--- Start of Data section ---
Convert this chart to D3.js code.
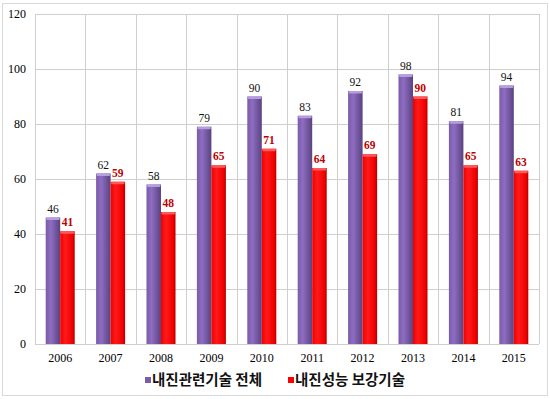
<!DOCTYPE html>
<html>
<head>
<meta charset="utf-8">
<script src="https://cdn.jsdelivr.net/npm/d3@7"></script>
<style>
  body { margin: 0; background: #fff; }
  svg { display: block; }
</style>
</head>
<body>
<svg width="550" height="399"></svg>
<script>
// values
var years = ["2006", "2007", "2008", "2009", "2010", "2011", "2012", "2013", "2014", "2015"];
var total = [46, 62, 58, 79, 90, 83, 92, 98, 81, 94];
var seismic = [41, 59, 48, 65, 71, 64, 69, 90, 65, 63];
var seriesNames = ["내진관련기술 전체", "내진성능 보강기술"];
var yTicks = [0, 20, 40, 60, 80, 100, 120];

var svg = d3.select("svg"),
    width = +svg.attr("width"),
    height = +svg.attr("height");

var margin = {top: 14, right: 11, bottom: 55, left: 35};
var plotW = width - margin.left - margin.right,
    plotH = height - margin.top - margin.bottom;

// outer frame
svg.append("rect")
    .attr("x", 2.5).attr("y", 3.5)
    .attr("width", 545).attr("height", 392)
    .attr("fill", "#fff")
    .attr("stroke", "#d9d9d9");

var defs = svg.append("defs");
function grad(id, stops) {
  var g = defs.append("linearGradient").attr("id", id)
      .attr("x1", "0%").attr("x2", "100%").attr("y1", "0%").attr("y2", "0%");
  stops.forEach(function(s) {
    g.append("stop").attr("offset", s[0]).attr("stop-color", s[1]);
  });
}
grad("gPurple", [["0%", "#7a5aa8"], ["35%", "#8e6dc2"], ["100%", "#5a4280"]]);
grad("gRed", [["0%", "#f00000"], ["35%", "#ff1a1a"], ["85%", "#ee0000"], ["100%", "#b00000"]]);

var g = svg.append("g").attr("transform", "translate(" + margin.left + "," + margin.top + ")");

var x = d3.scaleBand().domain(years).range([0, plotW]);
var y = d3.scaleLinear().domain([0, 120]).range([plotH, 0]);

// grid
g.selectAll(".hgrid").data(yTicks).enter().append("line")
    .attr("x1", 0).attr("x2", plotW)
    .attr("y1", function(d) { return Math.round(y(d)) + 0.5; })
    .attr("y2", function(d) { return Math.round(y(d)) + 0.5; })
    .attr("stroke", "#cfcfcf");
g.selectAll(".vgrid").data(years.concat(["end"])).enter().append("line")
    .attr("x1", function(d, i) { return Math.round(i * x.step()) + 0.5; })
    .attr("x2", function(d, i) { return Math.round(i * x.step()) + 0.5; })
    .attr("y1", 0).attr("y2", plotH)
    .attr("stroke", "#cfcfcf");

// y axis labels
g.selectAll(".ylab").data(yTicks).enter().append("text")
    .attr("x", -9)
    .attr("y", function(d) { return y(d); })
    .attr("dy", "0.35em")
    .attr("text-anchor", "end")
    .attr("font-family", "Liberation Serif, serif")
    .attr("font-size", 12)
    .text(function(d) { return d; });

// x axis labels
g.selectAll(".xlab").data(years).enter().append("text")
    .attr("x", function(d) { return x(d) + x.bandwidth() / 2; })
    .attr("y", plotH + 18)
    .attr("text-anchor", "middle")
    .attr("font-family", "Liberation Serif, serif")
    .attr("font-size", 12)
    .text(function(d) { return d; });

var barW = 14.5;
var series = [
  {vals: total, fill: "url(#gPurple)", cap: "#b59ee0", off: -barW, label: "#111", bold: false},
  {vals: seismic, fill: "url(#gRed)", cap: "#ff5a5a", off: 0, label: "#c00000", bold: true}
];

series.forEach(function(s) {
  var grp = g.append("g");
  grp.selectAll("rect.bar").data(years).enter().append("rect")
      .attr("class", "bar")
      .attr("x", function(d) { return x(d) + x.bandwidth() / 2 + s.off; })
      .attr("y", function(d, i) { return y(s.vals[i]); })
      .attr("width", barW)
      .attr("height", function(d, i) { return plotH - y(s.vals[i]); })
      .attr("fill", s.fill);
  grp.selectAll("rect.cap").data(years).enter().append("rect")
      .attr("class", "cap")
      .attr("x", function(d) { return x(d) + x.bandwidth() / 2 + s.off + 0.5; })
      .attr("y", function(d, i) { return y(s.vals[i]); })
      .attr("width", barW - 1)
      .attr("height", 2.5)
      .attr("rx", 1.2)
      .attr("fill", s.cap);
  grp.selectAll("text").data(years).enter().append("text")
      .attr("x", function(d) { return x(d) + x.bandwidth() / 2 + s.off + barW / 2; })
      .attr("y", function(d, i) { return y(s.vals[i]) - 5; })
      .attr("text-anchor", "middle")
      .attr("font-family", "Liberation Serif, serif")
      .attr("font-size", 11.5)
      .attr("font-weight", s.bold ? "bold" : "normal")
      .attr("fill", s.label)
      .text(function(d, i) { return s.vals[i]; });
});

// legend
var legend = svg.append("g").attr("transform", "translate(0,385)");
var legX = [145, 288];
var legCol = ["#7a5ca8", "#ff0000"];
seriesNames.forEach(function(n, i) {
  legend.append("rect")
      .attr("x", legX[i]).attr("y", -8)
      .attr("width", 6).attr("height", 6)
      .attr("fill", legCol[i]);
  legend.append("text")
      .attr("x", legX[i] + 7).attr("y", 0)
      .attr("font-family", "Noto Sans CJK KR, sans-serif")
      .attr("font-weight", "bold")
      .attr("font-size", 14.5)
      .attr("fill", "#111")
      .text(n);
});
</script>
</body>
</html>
--- End of Data section ---
Work to complete: Without the pictures, please reproduce each line of the listing above exactly, from the first one through the line bearing "var yTicks = [0, 20, 40, 60, 80, 100, 120];".

Reply:
Convert this chart to D3.js code.
<!DOCTYPE html>
<html>
<head>
<meta charset="utf-8">
<script src="https://cdn.jsdelivr.net/npm/d3@7"></script>
<style>
  body { margin: 0; background: #fff; }
  svg { display: block; }
</style>
</head>
<body>
<svg width="550" height="399"></svg>
<script>
// values
var years = ["2006", "2007", "2008", "2009", "2010", "2011", "2012", "2013", "2014", "2015"];
var total = [46, 62, 58, 79, 90, 83, 92, 98, 81, 94];
var seismic = [41, 59, 48, 65, 71, 64, 69, 90, 65, 63];
var seriesNames = ["내진관련기술 전체", "내진성능 보강기술"];
var yTicks = [0, 20, 40, 60, 80, 100, 120];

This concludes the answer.